Part of the reason why clothes-to-clothes recycling is so rare is because companies can’t just take used clothes, shred them, and spin the shredded bits into strong new yarn. Polymer length equates to fiber strength, and the length shortens with use. 

“When you spin it, [the length] reduces; when the consumer wears it and washes it, it reduces,” says Haslinger. By the time clothes get tossed out, their polymers are too short to turn back into a quality fabric. 

New technologies

Enter solvent-based recycling. Although polymer fibers from old clothes are too short and weak from use to spin into new yarn through a mechanical process, there’s a way to reclaim the fibers for reuse. The underlying idea is simple: Collect used textiles, dissolve the polymers using solvents, and then spin the fibers into yarn. 

Unlike simple solutes such as sugar or table salt, polymers are chains of molecules that easily tangle, and they require special solvents to isolate them from each other. Imagine trying to dissolve a piece of denim in water—a fabric that dissolves in the washing machine isn’t going to be very useful! Even if you shred your pair of jeans into tiny pieces, intermolecular forces between polymer strands keep them together. 

Finding the right solvent means making sure the polymer-solvent intermolecular attraction outweighs the polymer-polymer forces—the solvent should tug on the polymer molecules enough to detach strands from each other. In these processes, the groups of polymers untangle into individual strands and disperse within the solution. The result is usually a tinted clear liquid with a viscosity dependent on the size and concentration of the polymer molecules.

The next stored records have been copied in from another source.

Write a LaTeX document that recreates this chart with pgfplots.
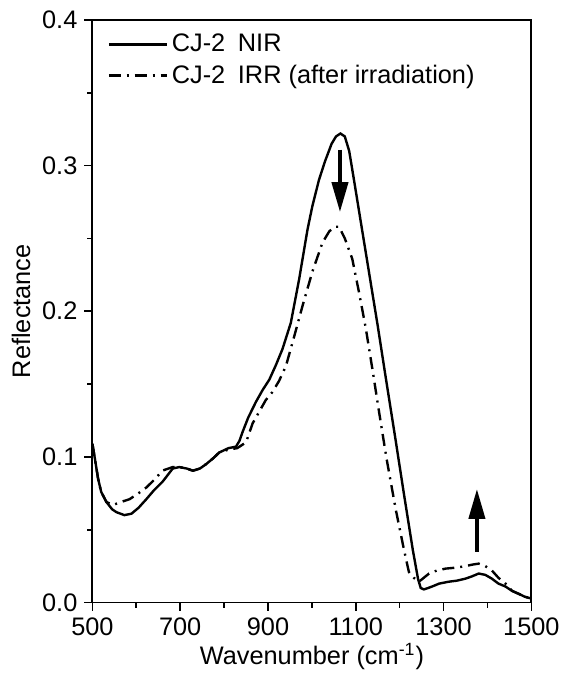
\documentclass[border=0pt]{standalone}
\usepackage{fontspec}
\setmainfont{Liberation Sans}
\usepackage{pgfplots}
\pgfplotsset{compat=1.18}
\usetikzlibrary{arrows.meta}

\begin{document}
\begin{tikzpicture}
\begin{axis}[
  scale only axis,
  width=220pt, height=292pt,
  xmin=500, xmax=1500, ymin=0, ymax=0.4,
  xtick={500,700,...,1500}, ytick={0,0.1,...,0.4},
  minor x tick num=1, minor y tick num=1,
  tick align=outside, xtick pos=bottom, ytick pos=left,
  major tick length=4pt, minor tick length=2.5pt,
  every tick/.style={black, line width=0.8pt},
  axis line style={line width=0.9pt},
  font=\fontsize{12.7}{14}\selectfont,
  /pgf/number format/assume math mode=true,
  xticklabel style={/pgf/number format/.cd, set thousands separator={}},
  yticklabel style={/pgf/number format/.cd, fixed, fixed zerofill, precision=1},
  xlabel={Wavenumber (cm\textsuperscript{-1})},
  xlabel style={yshift=3pt},
  ylabel={Reflectance},
  ylabel style={yshift=-1pt},
  legend style={draw=none, fill=none, at={(0.02,0.99)}, anchor=north west,
    font=\fontsize{12.7}{14}\selectfont, row sep=1pt},
  legend cell align=left,
  legend image code/.code={\draw[#1] (0pt,0pt) -- (29pt,0pt);},
]
\coordinate (bl) at (rel axis cs:-0.2105,-0.1233);
\coordinate (tr) at (rel axis cs:1.0613,1.0342);

\addplot[black, line width=1.2pt] table {
x y
500 0.109
505 0.100
513 0.085
520 0.076
532 0.069
545 0.064
555 0.062
573 0.060
589 0.061
605 0.065
623 0.071
640 0.077
660 0.083
683 0.092
698 0.093
715 0.092
729 0.0905
745 0.092
759 0.095
775 0.099
789 0.103
810 0.106
827 0.107
835 0.111
842 0.117
855 0.127
873 0.138
888 0.146
903 0.153
918 0.163
933 0.174
952 0.192
971 0.222
990 0.256
1001 0.272
1016 0.290
1030 0.303
1045 0.315
1055 0.320
1065 0.322
1075 0.320
1085 0.310
1096 0.290
1110 0.264
1130 0.227
1150 0.190
1168 0.155
1190 0.113
1210 0.074
1230 0.036
1242 0.016
1248 0.010
1255 0.009
1265 0.010
1274 0.011
1290 0.013
1312 0.0143
1330 0.015
1350 0.0164
1365 0.018
1380 0.0199
1395 0.019
1410 0.0164
1425 0.013
1441 0.011
1456 0.008
1471 0.006
1485 0.004
1500 0.0027
};
\addlegendentry{CJ-2\enspace NIR}

\addplot[black, line width=1.2pt, dash pattern=on 6pt off 3pt on 1pt off 3pt] table {
x y
500 0.109
505 0.100
513 0.085
520 0.076
532 0.069
547 0.067
565 0.069
585 0.071
605 0.075
623 0.079
640 0.084
660 0.0906
683 0.093
698 0.093
715 0.092
729 0.0905
745 0.092
759 0.095
775 0.099
789 0.103
810 0.105
830 0.106
840 0.108
850 0.110
865 0.123
880 0.131
895 0.139
910 0.1445
925 0.152
941 0.1625
960 0.183
979 0.204
1001 0.227
1024 0.247
1040 0.255
1054 0.258
1062 0.258
1075 0.250
1092 0.236
1108 0.212
1123 0.188
1138 0.160
1153 0.131
1170 0.099
1191 0.064
1210 0.036
1221 0.021
1232 0.017
1244 0.0143
1255 0.017
1267 0.0199
1285 0.022
1305 0.0233
1330 0.024
1350 0.025
1365 0.026
1380 0.0267
1395 0.025
1410 0.022
1425 0.017
1441 0.013
1456 0.008
1471 0.006
1485 0.004
1500 0.0027
};
\addlegendentry{CJ-2\enspace IRR (after irradiation)}

% arrows
\draw[line width=2pt, -{Triangle[length=15pt,width=8pt]}] (axis cs:1064,0.311) -- (axis cs:1064,0.268);
\draw[line width=2pt, -{Triangle[length=15pt,width=8pt]}] (axis cs:1376,0.035) -- (axis cs:1376,0.078);
\end{axis}
\path (bl) rectangle (tr);
\end{tikzpicture}
\end{document}
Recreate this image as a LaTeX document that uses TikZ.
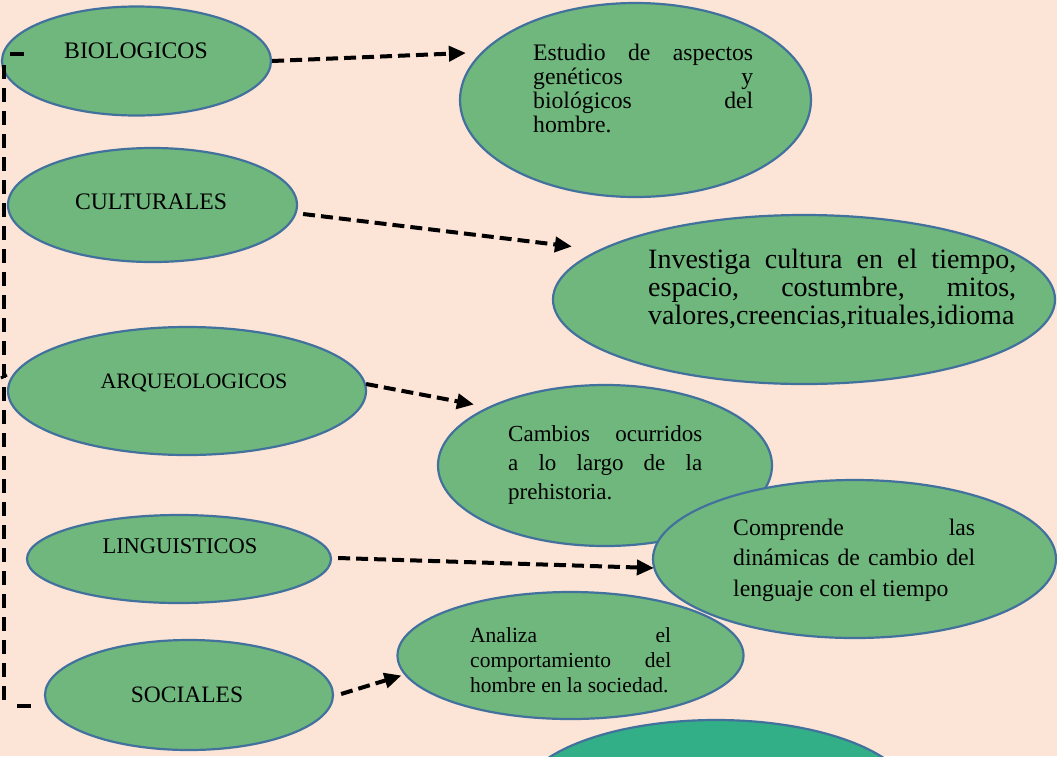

Haslinger’s doctoral work involved a technology called Ioncell, that dissolves cellulose from cut-up pieces of cotton clothes, wood, cardboard, or paper with 1,5-diazabicyclo[4.3.0]non-5-ene acetate—an ionic liquid. 

To understand ionic salts, first imagine if table salt, NaCl, which normally melts at 801 °C (1,474 °F), could be liquid at room temperature. Its electrically charged cations and anions would exist as a fluid. Ionic liquids are somewhat similar to that. They are conductive salts with melting points below 100 °C (212 °F), but they are composed of an organic cation and either an organic or inorganic anion. 

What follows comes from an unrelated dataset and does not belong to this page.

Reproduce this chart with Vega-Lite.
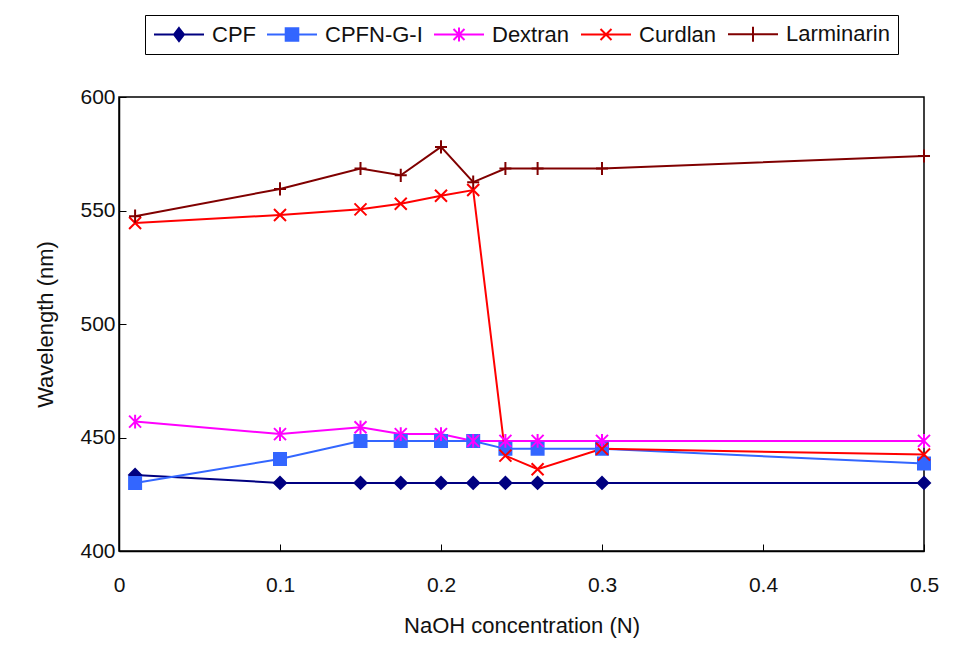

The cations and anions in ionic liquids like Ioncell’s readily engage in hydrogen bond interactions with cellulose. These attractive forces dissolve cellulose, converting it into a liquid form that’s easier to purify. 

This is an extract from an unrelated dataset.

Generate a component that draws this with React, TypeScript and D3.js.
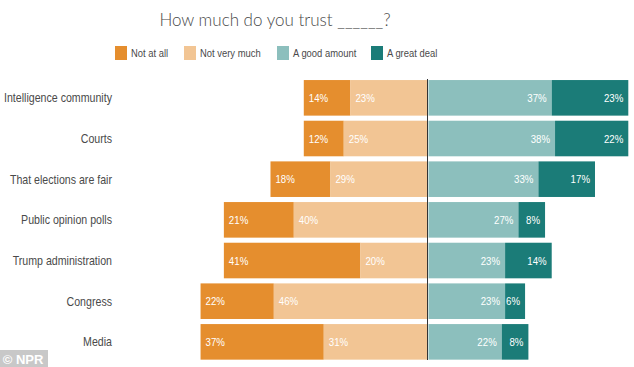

Liquid from the Ioncell process gets squeezed through tiny holes at high pressure, dripping threads of cellulose into a water bath. Unlike cellulose, the ionic liquid is soluble in water. So, when the polymer drips into the water, the solvent (the ionic liquid) washes away and the solute (cellulose polymer) goes back to sticking to itself to form solid fibers. The final steps involve stretching the fibers even thinner to make them suitable for clothes.

Ioncell shows that recycling cotton is possible. But the problem solving doesn’t end there. An additional challenge is that chemical recycling that works for cotton won’t necessarily work for rayon, nor is it guaranteed to break down cotton clothing at different stages, whether it’s new or been worn and washed.

Recycling processes are also sensitive to impurities. Additives such as spandex, water-repellent coatings, and dyes add to the chemical complexity. So, processing technologies often have to be optimized for a combination of factors, including impurity content, fabric quality, and the type of polymer.

Another approach to clothing recycling involves restoring a polymer to its original quality. This requires depolymerization. As its name suggests, depolymerization is a process that breaks down a polymer to its constituent monomers. This lets you rebuild it without waste, so that it’s as good as new. 

The challenge ahead

Another challenge to recycling used clothing is that many of our clothes contain blends of different fibers.

“The more components you have—especially elastane—the harder recycling gets,” says Haslinger. Elastane, more commonly known as spandex, impairs recycling processes.

“That’s why I think all those that are now trying to commercialize [recycling are] saying: ‘We only focus on bedsheets,’ for example, or ‘We only focus on denim.’ Because they know [a broader approach is] very difficult,” Haslinger says. “None of them can say, ‘We’ll just take all of it,’ and recycle everything.”

And slowly but surely, through steady determination and innovation, scientists and clothing manufacturers are introducing recycled clothing fibers to the market. Adidas and Levi Strauss, for example, have released limited-edition garments containing NuCycl, a novel fiber made from 100% post-consumer cotton by U.S.-based company Evrnu. Finnish company Infinited Fiber teamed up with H&M Group to release a line of jeans in Europe that combines its regenerated textile fiber with organic cotton.

The vision for those developing all of these technologies is ultimately to build a circular economy, using waste as a resource rather than depleting raw resources to make new clothes and more waste. Understanding the chemistry of fabrics plays a huge role in closing that loop!